If you had the chance to be buried in a custom made coffin that was designed to celebrate your life, what would you choose?
In Ghana, this philosophy has become an art form. No, more than an art form. A status symbol.
A fisherman buried in a giant fish coffin. A grandmother who had never flown buried in an airplane coffin. Businessmen are buried in Mercedes coffins. People have been buried in cocoa bean coffins, in rooster coffins, even in Coca Cola bottle coffins.
In Ghana, this is a serious business. A funeral celebrates the life of the deceased, and the rites must be "just so". Families can go into serious debt to give a proper send off to a family member. A coffin can easily run a year's salary.

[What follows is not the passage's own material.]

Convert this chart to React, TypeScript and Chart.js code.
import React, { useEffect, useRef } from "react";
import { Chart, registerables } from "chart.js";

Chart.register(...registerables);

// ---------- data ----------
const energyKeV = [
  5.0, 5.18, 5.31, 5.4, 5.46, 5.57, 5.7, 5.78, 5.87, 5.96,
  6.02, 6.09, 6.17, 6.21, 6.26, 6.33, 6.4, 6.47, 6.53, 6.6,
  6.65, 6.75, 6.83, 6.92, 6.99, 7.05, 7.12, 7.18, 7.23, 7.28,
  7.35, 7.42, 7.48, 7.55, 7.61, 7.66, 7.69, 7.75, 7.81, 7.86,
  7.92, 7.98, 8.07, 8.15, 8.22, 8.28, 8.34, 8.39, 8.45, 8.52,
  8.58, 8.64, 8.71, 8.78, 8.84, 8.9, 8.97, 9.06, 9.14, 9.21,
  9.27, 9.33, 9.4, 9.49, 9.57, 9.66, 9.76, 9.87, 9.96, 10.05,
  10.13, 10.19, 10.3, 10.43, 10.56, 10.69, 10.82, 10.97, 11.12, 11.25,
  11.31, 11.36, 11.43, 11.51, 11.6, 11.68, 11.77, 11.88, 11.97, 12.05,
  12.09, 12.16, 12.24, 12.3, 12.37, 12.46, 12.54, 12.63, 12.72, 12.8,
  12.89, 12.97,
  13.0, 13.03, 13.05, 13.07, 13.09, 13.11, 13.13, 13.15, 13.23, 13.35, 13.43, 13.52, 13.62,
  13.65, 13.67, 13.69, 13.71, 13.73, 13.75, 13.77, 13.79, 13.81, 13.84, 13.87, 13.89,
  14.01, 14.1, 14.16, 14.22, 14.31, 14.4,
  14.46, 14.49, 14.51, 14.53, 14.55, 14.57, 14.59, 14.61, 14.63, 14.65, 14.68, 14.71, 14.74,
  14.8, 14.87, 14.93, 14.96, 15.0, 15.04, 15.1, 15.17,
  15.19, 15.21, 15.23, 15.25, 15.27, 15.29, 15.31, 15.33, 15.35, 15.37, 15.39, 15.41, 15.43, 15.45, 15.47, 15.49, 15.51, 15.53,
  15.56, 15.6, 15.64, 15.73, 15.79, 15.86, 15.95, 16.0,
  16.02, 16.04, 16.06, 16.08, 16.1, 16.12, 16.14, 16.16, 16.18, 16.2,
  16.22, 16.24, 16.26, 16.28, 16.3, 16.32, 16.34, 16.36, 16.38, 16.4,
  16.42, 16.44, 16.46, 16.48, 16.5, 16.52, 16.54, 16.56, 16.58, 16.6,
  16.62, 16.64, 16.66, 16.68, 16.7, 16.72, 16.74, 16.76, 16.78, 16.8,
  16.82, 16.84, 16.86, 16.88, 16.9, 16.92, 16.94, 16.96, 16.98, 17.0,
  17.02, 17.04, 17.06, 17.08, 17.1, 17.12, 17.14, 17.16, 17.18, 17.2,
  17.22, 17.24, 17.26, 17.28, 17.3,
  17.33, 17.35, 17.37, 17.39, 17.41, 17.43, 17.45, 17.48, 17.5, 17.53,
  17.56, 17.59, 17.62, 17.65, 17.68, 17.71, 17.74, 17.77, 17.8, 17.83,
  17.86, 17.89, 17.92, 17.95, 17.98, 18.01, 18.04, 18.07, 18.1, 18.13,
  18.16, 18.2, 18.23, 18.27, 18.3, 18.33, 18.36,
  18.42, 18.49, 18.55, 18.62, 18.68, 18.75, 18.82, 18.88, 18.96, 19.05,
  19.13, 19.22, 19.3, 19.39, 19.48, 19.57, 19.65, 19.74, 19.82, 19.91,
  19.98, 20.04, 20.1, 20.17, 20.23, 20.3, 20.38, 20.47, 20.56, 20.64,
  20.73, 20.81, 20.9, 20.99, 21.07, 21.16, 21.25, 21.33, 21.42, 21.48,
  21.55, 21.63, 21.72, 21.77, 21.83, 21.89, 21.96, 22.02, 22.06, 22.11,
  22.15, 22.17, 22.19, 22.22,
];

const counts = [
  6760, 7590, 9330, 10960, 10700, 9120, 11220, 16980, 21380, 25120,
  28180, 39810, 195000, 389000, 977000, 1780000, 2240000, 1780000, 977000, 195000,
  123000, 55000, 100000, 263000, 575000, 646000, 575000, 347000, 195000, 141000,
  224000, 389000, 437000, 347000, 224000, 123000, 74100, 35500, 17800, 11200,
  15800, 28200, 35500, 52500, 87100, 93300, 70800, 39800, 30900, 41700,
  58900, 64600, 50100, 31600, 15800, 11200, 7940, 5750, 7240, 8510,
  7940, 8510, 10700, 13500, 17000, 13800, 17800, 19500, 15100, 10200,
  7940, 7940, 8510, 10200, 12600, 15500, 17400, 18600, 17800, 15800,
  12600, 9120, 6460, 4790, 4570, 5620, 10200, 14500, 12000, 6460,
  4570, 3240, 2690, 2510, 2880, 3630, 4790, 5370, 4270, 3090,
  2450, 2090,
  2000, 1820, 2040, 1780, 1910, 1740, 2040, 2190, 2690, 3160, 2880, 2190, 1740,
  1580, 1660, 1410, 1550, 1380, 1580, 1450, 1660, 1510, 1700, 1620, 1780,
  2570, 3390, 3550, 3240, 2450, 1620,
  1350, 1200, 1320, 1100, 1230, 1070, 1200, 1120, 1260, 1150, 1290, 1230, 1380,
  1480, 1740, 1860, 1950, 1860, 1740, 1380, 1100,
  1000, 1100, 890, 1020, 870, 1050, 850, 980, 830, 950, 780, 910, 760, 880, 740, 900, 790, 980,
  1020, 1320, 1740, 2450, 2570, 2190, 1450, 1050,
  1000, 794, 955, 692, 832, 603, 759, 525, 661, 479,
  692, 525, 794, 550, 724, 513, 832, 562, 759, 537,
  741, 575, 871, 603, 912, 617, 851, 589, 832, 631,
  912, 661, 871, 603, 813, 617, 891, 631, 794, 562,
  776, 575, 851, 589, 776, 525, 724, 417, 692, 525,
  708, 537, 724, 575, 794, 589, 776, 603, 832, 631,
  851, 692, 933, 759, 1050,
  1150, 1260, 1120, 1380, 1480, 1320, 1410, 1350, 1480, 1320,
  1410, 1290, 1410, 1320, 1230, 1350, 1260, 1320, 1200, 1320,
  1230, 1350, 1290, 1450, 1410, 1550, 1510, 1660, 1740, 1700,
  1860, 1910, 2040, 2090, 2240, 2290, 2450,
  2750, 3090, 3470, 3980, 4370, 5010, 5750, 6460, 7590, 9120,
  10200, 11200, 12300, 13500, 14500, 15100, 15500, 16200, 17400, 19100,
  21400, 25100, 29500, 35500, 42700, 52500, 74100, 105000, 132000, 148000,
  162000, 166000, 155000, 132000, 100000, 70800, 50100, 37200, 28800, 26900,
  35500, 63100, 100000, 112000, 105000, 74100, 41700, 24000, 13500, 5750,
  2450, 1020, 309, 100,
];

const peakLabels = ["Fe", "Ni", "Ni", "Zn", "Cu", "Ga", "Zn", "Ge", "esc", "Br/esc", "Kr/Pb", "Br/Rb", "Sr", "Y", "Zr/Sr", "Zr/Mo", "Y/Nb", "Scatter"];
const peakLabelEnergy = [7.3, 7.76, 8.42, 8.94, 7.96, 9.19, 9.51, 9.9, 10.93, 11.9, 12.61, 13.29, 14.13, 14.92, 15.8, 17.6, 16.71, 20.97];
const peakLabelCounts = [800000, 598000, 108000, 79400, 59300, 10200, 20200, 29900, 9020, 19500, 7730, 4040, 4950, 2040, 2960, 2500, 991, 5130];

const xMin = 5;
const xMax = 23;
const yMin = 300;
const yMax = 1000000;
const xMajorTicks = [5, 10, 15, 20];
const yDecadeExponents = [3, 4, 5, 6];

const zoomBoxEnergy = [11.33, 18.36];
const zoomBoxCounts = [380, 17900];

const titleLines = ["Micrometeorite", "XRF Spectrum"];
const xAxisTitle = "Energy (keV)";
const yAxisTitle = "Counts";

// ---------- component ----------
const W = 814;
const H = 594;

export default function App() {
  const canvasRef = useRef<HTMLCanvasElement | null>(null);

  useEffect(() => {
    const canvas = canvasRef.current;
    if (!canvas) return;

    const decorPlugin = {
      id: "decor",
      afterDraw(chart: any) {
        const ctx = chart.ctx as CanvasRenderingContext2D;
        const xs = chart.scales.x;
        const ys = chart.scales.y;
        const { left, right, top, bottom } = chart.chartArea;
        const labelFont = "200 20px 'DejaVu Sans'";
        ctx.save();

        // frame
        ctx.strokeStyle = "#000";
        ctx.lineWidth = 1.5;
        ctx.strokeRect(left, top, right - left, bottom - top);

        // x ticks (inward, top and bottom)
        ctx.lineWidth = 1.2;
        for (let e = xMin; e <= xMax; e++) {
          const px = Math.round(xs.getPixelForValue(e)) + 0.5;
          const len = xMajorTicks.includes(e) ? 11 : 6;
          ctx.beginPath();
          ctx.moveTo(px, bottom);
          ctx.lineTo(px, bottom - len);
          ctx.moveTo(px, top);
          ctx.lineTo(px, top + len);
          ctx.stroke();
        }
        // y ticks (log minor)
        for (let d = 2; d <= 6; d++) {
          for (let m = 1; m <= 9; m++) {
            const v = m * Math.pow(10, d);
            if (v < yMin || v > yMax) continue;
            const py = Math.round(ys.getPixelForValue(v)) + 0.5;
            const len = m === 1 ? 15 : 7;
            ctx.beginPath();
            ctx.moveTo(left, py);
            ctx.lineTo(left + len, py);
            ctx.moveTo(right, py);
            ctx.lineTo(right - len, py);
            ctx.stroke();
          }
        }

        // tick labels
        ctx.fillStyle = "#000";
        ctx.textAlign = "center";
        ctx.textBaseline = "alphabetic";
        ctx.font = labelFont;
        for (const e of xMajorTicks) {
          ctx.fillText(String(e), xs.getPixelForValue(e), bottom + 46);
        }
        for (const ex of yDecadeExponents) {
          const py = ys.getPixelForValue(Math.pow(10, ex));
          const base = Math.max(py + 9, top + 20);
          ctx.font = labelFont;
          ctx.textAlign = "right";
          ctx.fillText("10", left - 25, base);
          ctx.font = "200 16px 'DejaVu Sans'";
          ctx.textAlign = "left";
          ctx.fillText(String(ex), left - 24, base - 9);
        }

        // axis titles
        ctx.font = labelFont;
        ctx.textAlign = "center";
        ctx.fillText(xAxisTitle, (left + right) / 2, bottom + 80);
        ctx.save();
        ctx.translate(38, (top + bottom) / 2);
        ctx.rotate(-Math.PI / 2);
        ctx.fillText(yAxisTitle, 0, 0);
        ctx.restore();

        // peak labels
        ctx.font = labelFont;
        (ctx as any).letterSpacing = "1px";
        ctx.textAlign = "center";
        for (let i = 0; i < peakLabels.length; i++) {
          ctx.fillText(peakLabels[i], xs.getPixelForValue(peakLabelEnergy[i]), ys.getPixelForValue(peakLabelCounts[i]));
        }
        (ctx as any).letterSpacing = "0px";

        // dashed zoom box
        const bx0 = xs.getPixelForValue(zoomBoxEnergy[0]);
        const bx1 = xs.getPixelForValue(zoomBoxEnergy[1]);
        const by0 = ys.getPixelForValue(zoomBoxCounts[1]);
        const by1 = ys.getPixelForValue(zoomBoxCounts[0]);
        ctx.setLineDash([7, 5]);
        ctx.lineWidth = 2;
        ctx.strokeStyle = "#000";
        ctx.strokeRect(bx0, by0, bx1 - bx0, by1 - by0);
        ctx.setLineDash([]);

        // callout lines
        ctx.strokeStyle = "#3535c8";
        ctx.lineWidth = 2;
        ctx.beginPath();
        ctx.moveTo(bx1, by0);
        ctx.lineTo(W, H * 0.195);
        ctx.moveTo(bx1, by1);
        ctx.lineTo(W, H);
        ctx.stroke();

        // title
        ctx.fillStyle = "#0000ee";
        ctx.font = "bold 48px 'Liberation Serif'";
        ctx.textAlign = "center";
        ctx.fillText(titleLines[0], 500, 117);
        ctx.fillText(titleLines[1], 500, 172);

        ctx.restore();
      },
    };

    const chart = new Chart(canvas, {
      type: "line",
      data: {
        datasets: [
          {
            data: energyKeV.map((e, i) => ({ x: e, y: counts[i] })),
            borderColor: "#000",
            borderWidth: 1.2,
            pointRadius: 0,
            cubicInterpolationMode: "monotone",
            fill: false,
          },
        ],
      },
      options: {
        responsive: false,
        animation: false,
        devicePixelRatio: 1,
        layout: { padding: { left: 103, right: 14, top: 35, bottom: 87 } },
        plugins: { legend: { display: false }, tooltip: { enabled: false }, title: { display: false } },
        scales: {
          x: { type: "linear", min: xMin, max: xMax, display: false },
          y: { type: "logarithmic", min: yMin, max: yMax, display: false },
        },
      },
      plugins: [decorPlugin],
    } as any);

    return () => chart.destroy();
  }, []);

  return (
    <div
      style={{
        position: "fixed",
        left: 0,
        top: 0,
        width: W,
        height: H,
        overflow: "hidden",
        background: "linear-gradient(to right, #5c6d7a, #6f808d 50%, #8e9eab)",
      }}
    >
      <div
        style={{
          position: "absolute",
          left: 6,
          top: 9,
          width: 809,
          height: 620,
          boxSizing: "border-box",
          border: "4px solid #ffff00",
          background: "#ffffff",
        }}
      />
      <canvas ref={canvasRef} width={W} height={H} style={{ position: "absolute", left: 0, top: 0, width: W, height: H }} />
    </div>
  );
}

So, what would be my dream coffin? Well, some might consider the subject morbid, but, a comment left on my blog today reminded me of an important fact: It's our mortal body that is being...well, buried or cremated or whatever else. As someone who majored in cultural anthropology, I had studied burial customs of peoples around the world.

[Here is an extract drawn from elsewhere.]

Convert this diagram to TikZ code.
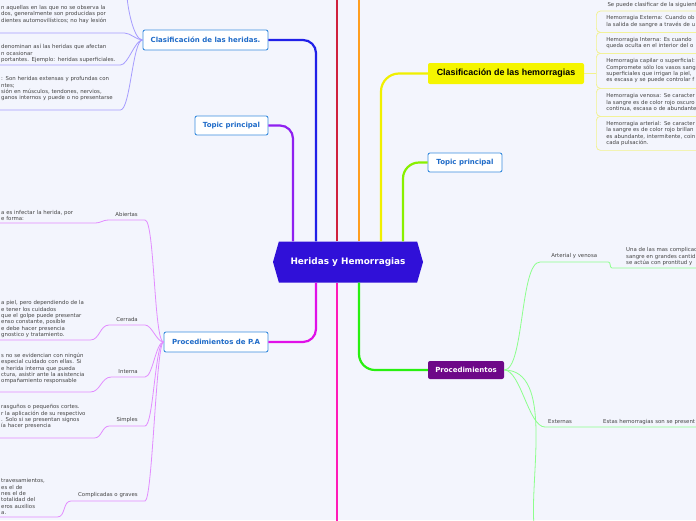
\documentclass[tikz,border=0pt]{standalone}
\usepackage{fontspec}
\setmainfont{DejaVu Sans}
\newfontfamily\arialfont{Liberation Sans}
\usetikzlibrary{shapes.symbols}

\definecolor{bgcol}{HTML}{F3F5FD}
\definecolor{hubcol}{HTML}{3010D8}
\definecolor{topicbd}{HTML}{3A8DDE}
\definecolor{topictx}{HTML}{1F6BC8}
\definecolor{hemcol}{HTML}{F5F500}
\definecolor{proccol}{HTML}{6E0888}
\definecolor{smalltx}{HTML}{454545}
\definecolor{cpurple}{HTML}{8F20F0}
\definecolor{cblue}{HTML}{2020E8}
\definecolor{ccrimson}{HTML}{D0213D}
\definecolor{corange}{HTML}{FF9E1F}
\definecolor{cyellow}{HTML}{F0F000}
\definecolor{clime}{HTML}{88F000}
\definecolor{cmagenta}{HTML}{E010E8}
\definecolor{cpink}{HTML}{FF1AB8}
\definecolor{cgreen}{HTML}{28F010}
\definecolor{herline}{HTML}{A69CFF}
\definecolor{paline}{HTML}{E28CFF}
\definecolor{procline}{HTML}{8CFF8C}
\definecolor{hemline}{HTML}{F2F28C}

\begin{document}
\begin{tikzpicture}[x=1pt,y=-1pt,
  topic/.style={draw=topicbd,fill=white,rounded corners=2pt,line width=0.9pt,text=topictx,
    font=\fontsize{7}{8}\selectfont\bfseries,inner sep=0pt},
  smalltext/.style={font=\fontsize{5.4}{6.4}\selectfont,text=smalltx},
  txt/.style={smalltext,align=left,inner xsep=1pt,inner ysep=2pt,anchor=south west},
  lab/.style={smalltext,inner xsep=7pt,inner ysep=3pt,anchor=south east},
  hbox/.style={smalltext,draw=hemline,line width=0.7pt,rounded corners=4pt,text width=120pt,
    align=left,inner xsep=10pt,anchor=north west},
  br/.style={line width=2.2pt,rounded corners=13pt},
  sub/.style={line width=0.8pt}]

  \fill[bgcol] (0,0) rectangle (696,520);
  \useasboundingbox (0,0) rectangle (696,520);

  % centre and main topics
  \node[signal,signal to=west and east,signal pointer angle=148,fill=hubcol,text=white,
    font=\fontsize{8.9}{10}\selectfont\bfseries,minimum width=150pt,minimum height=41pt,inner sep=0pt]
    (hub) at (348,262) {Heridas y Hemorragias};

  \node[topic,minimum width=125pt,minimum height=20pt] (clsher) at (205.5,40) {Clasificación de las heridas.};
  \node[topic,minimum width=73pt,minimum height=19pt] (tpizq) at (231.5,125.5) {Topic principal};
  \node[topic,minimum width=104pt,minimum height=20pt] (pa) at (216,342) {Procedimientos de P.A};
  \node[topic,minimum width=74pt,minimum height=19pt] (tpder) at (465,162.5) {Topic principal};
  \node[fill=hemcol,rounded corners=2pt,font=\arialfont\fontsize{8.9}{10}\selectfont\bfseries,
    minimum width=156pt,minimum height=21pt,inner sep=0pt] (clshem) at (506,73.5) {Clasificación de las hemorragias};
  \node[fill=proccol,rounded corners=2pt,text=white,font=\fontsize{7}{8}\selectfont\bfseries,
    minimum width=76pt,minimum height=18pt,inner sep=0pt] (proc) at (466,370) {Procedimientos};

  \coordinate (topA) at (337,-5);
  \coordinate (topB) at (359,-5);
  \coordinate (botA) at (337,525);
  \coordinate (herup) at (127,-5);
  \coordinate (procdn) at (534,525);

  \draw[br,draw=cpurple] ([xshift=-55pt]hub.north) |- (tpizq.east);
  \draw[br,draw=cblue] ([xshift=-32pt]hub.north) |- (clsher.east);
  \draw[br,draw=ccrimson] ([xshift=-11pt]hub.north) -- (topA);
  \draw[br,draw=corange] ([xshift=11pt]hub.north) -- (topB);
  \draw[br,draw=cyellow,rounded corners=18pt] ([xshift=33pt]hub.north) |- (clshem.west);
  \draw[br,draw=clime,rounded corners=16pt] ([xshift=55pt]hub.north) |- (tpder.west);
  \draw[br,draw=cmagenta] ([xshift=-32pt]hub.south) |- (pa.east);
  \draw[br,draw=cpink] ([xshift=-11pt]hub.south) -- (botA);
  \draw[br,draw=cgreen,rounded corners=16pt] ([xshift=11pt]hub.south) |- (proc.west);

  % heridas
  \node[txt,text width=122pt,text depth=21.3pt] (her1) at (0,33)
    {n aquellas en las que no se observa la\\dos, generalmente son producidas por\\dientes automovilísticos; no hay lesión};
  \node[txt,text width=118pt] (her2) at (0,65)
    {denominan así las heridas que afectan\\n ocasionar\\portantes. Ejemplo: heridas superficiales.};
  \node[txt,text width=118pt,text depth=27.2pt] (her3) at (0,110)
    {: Son heridas extensas y profundas con\\ntes;\\sión en músculos, tendones, nervios,\\ganos internos y puede o no presentarse};

  \draw[sub,draw=herline] (clsher.west) to[out=180,in=-90,looseness=0.5] (herup);
  \draw[sub,draw=herline] (clsher.west) to[out=180,in=0,looseness=0.8] (her1.south east) -- (her1.south west);
  \draw[sub,draw=herline] (clsher.west) to[out=180,in=0,looseness=0.6] (her2.south east) -- (her2.south west);
  \draw[sub,draw=herline] (clsher.west) to[out=180,in=0,looseness=0.35] (her3.south east) -- (her3.south west);

  % procedimientos de P.A
  \node[lab] (abi) at (145,220) {Abiertas};
  \node[lab] (cer) at (145,325) {Cerrada};
  \node[lab] (int) at (145,377) {Interna};
  \node[lab] (sim) at (145,426) {Simples};
  \node[lab] (com) at (145,501) {Complicadas o graves};

  \node[txt,text width=93pt] (abitx) at (0,223) {a es infectar la herida, por\\e forma:};
  \node[txt,text width=88pt] (certx) at (0,340)
    {a piel, pero dependiendo de la\\e tener los cuidados\\que el golpe puede presentar\\enso constante, posible\\e debe hacer presencia\\gnostico y tratamiento.};
  \node[txt,text width=88pt,text depth=32.6pt] (inttx) at (0,392)
    {s no se evidencian con ningún\\especial cuidado con ellas. Si\\e herida interna que pueda\\ctura, asistir ante la asistencia\\ompañamiento responsable};
  \node[txt,text width=92pt,text depth=27.2pt] (simtx) at (0,438)
    {rasguños o pequeños cortes.\\r la aplicación de su respectivo\\. Solo si se presentan signos\\ía hacer presencia};
  \node[txt,text width=55pt] (comtx) at (0,517)
    {travesamientos,\\es el de\\nes el de\\totalidad del\\eros auxilios\\a.};

  \draw[sub,draw=paline] (pa.west) to[out=180,in=0,looseness=0.2] (abi.south east) -- (abi.south west)
    to[out=180,in=0] (abitx.south east) -- (abitx.south west);
  \draw[sub,draw=paline] (pa.west) to[out=180,in=0,looseness=0.7] (cer.south east) -- (cer.south west)
    to[out=180,in=0] (certx.south east) -- (certx.south west);
  \draw[sub,draw=paline] (pa.west) to[out=180,in=0,looseness=0.5] (int.south east) -- (int.south west)
    to[out=180,in=0] (inttx.south east) -- (inttx.south west);
  \draw[sub,draw=paline] (pa.west) to[out=180,in=0,looseness=0.25] (sim.south east) -- (sim.south west)
    to[out=180,in=0] (simtx.south east) -- (simtx.south west);
  \draw[sub,draw=paline] (pa.west) to[out=180,in=0,looseness=0.12] (com.south east) -- (com.south west)
    to[out=180,in=0] (comtx.south east) -- (comtx.south west);

  % clasificacion de las hemorragias
  \node[smalltext,anchor=west] (hb0) at (604,5) {Se puede clasificar de la siguient};
  \node[hbox,minimum height=21.3pt] (hb1) at (596,10.7)
    {Hemorragia Externa: Cuando ob\\la salida de sangre a través de u};
  \node[hbox,minimum height=21pt] (hb2) at (596,32)
    {Hemorragia Interna: Es cuando\\queda oculta en el interior del o};
  \node[hbox,minimum height=35pt] (hb3) at (596,53)
    {Hemorragia capilar o superficial:\\Compromete sólo los vasos sang\\superficiales que irrigan la piel,\\es escasa y se puede controlar f};
  \node[hbox,minimum height=28pt] (hb4) at (596,88)
    {Hemorragia venosa: Se caracter\\la sangre es de color rojo oscuro\\continua, escasa o de abundante};
  \node[hbox,minimum height=34pt] (hb5) at (596,116)
    {Hemorragia arterial: Se caracter\\la sangre es de color rojo brillan\\es abundante, intermitente, coin\\cada pulsación.};

  \draw[sub,draw=hemline] (clshem.east) -- (clshem.east -| hb3.west);

  % procedimientos
  \node[lab,anchor=south west,minimum width=68pt] (art) at (540,262) {Arterial y venosa};
  \node[txt,text width=100pt,inner xsep=0pt] (arttx) at (626,268)
    {Una de las mas complicac\\sangre en grandes cantid\\se actúa con prontitud y};
  \node[lab,anchor=south west,inner xsep=3pt] (ext) at (545,427) {Externas};
  \node[txt,text width=100pt,inner xsep=0pt] (exttx) at (603,427) {Estas hemorragias son se present};

  \draw[sub,draw=procline] (proc.east) to[out=0,in=180,looseness=0.45] (art.south west) -- (art.south east)
    to[out=0,in=180] ([xshift=-14pt]arttx.south west) -- (arttx.south east);
  \draw[sub,draw=procline] (proc.east) to[out=0,in=180,looseness=0.6] (ext.south west) -- (exttx.south east);
  \draw[sub,draw=procline] (proc.east) to[out=0,in=95,looseness=0.8] (procdn);

\end{tikzpicture}
\end{document}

"It" will happen to all of us eventually, and wherever we go next, our shell will be left behind. In many cultures, the body is treated with reverence, and ceremonies are held to comfort those left behind.
The tradition of my ancestors, which normally involves a plain wooden box with no metal hinges or nails, and no embalming of the body, has always appealed to me.
And, if you really want to be green, there is natural burial. I wouldn't be surprise if that is a problem in New York State, though, and I do not want to become a burden to my family.
But - a chicken coffin?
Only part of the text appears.